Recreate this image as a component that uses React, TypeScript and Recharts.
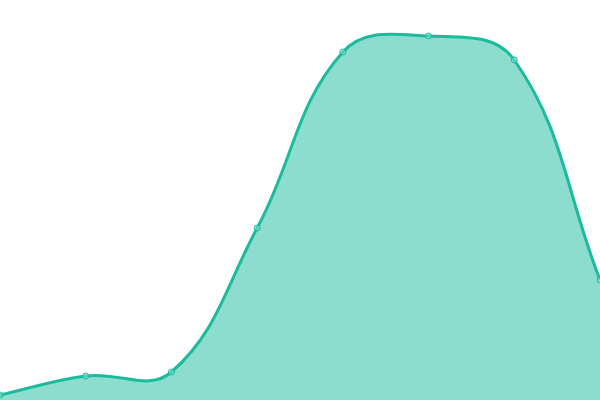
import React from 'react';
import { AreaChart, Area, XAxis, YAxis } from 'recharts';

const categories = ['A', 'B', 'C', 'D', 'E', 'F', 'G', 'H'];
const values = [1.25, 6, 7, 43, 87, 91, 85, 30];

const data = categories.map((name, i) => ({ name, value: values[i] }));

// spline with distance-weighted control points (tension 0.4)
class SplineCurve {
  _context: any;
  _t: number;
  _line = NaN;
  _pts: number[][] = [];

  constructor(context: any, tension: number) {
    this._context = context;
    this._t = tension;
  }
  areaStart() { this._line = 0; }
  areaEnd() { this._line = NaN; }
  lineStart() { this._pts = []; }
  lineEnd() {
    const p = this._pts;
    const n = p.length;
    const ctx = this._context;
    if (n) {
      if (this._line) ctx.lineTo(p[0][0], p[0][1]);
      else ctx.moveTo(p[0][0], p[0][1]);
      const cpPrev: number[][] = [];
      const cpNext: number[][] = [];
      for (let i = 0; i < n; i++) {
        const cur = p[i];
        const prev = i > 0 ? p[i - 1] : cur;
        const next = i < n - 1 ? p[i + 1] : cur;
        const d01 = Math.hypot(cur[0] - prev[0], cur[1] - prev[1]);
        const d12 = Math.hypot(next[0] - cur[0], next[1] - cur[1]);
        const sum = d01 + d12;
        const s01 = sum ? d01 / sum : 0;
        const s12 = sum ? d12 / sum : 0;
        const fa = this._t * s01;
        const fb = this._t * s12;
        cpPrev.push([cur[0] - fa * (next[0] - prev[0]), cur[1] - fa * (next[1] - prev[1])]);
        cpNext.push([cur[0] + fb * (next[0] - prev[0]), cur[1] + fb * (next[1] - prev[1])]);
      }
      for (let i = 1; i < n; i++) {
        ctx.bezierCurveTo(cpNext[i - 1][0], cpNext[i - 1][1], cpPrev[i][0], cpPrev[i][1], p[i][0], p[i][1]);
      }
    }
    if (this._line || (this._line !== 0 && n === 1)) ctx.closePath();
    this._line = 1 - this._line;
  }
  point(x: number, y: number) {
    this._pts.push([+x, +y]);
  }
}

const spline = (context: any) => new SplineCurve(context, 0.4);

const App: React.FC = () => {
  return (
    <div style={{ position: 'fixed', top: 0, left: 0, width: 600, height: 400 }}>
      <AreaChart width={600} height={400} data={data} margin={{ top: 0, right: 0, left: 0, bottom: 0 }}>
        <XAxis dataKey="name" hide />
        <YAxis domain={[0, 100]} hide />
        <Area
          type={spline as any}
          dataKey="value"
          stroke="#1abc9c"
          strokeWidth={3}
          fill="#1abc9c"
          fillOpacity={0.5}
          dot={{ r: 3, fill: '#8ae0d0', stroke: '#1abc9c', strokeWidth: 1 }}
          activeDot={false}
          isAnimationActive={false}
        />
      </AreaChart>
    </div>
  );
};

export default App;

• [Instructions to follow]: Without any pictures, reproduce the lines from the first one in the material through the line that has "const data = categories.map((name, i)", exactly as they appear.

• [Response to the exercise]:
Recreate this image as a component that uses React, TypeScript and Recharts.
import React from 'react';
import { AreaChart, Area, XAxis, YAxis } from 'recharts';

const categories = ['A', 'B', 'C', 'D', 'E', 'F', 'G', 'H'];
const values = [1.25, 6, 7, 43, 87, 91, 85, 30];

const data = categories.map((name, i) => ({ name, value: values[i] }));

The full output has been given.